### GIVEN INSTRUCTION
Collect each line of the entries that holds the string "diagram".

### RECORD SET
——————————
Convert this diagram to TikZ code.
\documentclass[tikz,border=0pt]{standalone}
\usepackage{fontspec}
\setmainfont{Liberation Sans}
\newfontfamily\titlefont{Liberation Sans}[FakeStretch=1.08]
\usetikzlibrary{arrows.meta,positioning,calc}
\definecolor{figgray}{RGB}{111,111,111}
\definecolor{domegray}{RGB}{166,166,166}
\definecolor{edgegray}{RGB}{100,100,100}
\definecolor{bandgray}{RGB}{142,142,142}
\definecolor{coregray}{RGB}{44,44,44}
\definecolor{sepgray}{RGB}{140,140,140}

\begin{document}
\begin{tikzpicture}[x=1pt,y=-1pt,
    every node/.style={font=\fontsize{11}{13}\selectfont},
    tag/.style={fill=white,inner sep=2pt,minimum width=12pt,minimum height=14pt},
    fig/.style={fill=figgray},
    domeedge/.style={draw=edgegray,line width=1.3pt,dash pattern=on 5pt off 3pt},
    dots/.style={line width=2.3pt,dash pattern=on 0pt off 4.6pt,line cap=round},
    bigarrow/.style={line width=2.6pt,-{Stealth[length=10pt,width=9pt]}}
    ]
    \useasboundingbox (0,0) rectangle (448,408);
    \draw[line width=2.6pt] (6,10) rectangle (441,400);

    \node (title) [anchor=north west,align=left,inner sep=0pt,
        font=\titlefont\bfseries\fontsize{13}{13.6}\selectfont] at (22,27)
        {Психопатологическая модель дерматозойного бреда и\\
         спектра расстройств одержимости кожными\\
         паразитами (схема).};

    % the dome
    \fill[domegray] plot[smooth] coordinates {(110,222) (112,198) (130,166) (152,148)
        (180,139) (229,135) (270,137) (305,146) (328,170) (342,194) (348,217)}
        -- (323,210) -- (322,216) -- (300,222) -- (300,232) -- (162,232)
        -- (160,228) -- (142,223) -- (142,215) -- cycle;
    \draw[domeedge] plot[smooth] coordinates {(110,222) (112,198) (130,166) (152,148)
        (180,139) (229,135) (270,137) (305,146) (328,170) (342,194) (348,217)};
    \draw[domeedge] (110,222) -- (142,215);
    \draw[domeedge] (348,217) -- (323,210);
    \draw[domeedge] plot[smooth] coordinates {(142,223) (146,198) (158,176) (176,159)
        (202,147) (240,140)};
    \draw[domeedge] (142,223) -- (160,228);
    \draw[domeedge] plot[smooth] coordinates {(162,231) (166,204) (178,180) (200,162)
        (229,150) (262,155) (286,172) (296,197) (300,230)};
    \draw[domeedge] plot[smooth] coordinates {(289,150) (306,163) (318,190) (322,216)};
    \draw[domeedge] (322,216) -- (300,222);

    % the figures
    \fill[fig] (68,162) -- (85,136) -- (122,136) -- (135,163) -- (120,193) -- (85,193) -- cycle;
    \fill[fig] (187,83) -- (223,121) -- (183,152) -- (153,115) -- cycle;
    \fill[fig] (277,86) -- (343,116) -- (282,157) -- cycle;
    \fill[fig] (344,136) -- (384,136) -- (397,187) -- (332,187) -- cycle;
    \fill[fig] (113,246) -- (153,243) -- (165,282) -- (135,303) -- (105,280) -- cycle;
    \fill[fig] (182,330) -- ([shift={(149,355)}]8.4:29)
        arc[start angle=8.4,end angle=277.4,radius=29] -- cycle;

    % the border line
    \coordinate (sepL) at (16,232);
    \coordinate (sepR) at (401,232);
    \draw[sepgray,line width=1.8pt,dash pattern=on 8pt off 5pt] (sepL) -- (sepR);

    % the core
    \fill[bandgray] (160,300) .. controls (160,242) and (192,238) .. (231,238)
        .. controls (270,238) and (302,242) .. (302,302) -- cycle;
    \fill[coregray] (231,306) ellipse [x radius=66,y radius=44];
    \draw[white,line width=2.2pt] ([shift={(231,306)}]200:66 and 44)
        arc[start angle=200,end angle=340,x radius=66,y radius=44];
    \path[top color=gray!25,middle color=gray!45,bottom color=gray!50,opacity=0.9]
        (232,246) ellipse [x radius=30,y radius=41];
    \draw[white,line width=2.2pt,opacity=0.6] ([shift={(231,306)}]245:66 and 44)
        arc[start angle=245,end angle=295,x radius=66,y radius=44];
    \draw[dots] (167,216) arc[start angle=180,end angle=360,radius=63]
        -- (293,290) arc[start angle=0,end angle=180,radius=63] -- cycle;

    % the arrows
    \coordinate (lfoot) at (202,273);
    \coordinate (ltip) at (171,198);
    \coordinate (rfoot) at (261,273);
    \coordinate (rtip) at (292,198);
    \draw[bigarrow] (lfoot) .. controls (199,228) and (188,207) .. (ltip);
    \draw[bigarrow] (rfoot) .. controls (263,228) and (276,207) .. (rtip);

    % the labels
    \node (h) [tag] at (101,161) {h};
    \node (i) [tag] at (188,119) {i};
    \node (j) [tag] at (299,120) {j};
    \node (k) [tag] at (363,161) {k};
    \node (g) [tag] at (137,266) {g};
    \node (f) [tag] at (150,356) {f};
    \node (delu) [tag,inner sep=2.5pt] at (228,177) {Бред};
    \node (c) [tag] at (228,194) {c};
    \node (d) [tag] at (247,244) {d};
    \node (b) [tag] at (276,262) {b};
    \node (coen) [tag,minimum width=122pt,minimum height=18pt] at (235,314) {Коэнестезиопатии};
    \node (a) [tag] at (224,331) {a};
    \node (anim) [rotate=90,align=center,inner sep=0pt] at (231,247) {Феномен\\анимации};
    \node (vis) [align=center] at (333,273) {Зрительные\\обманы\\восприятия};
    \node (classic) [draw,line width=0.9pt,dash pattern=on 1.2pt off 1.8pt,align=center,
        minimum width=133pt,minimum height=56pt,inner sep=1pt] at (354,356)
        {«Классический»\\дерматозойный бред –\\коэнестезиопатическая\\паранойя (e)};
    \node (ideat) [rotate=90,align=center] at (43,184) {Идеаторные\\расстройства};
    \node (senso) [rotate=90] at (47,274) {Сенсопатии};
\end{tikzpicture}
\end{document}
——————————
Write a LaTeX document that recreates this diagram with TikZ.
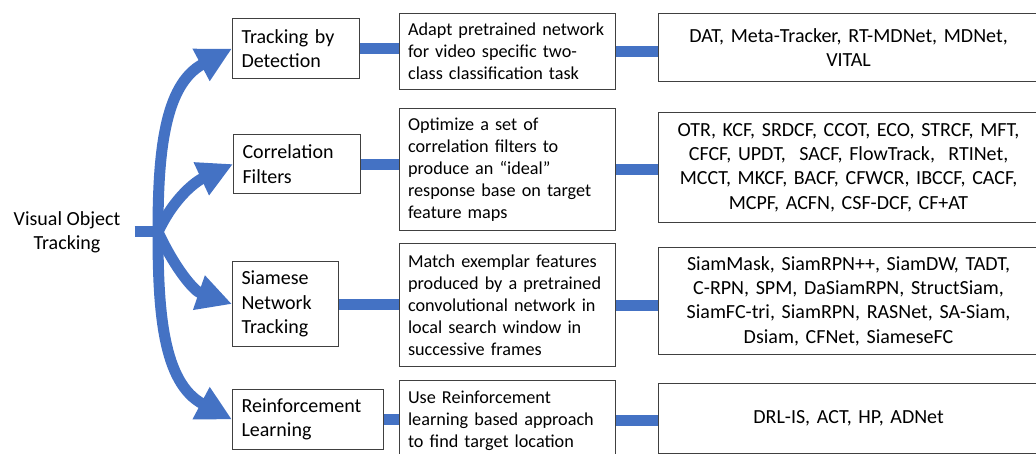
——————————
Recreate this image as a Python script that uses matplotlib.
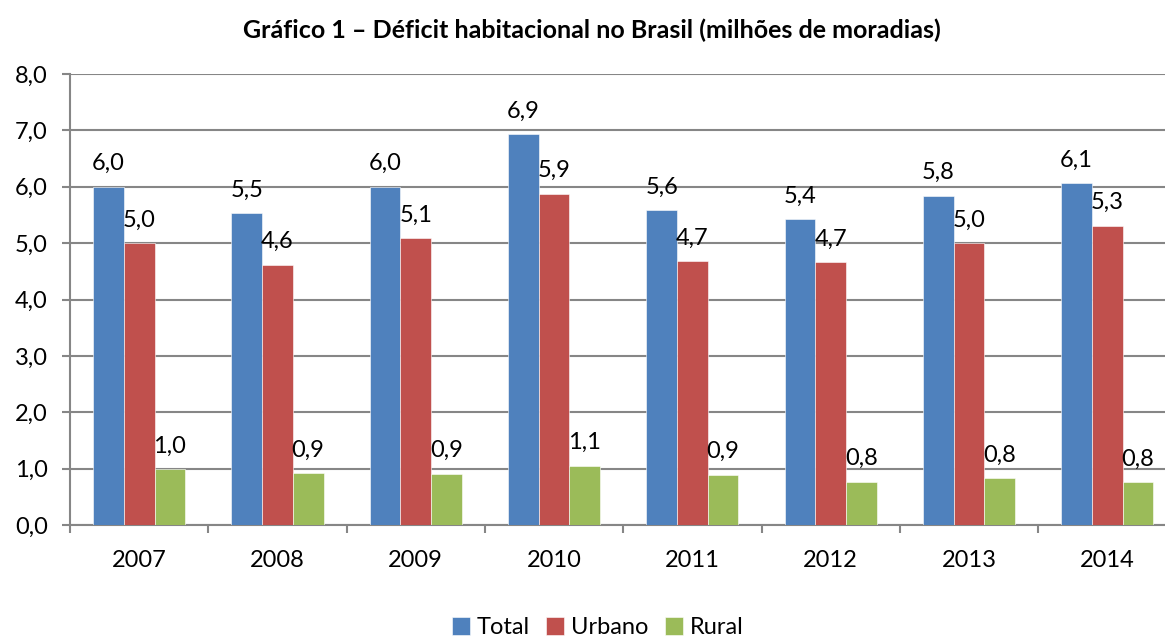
——————————
### OUTPUT FOR THIS TASK
Convert this diagram to TikZ code.
Write a LaTeX document that recreates this diagram with TikZ.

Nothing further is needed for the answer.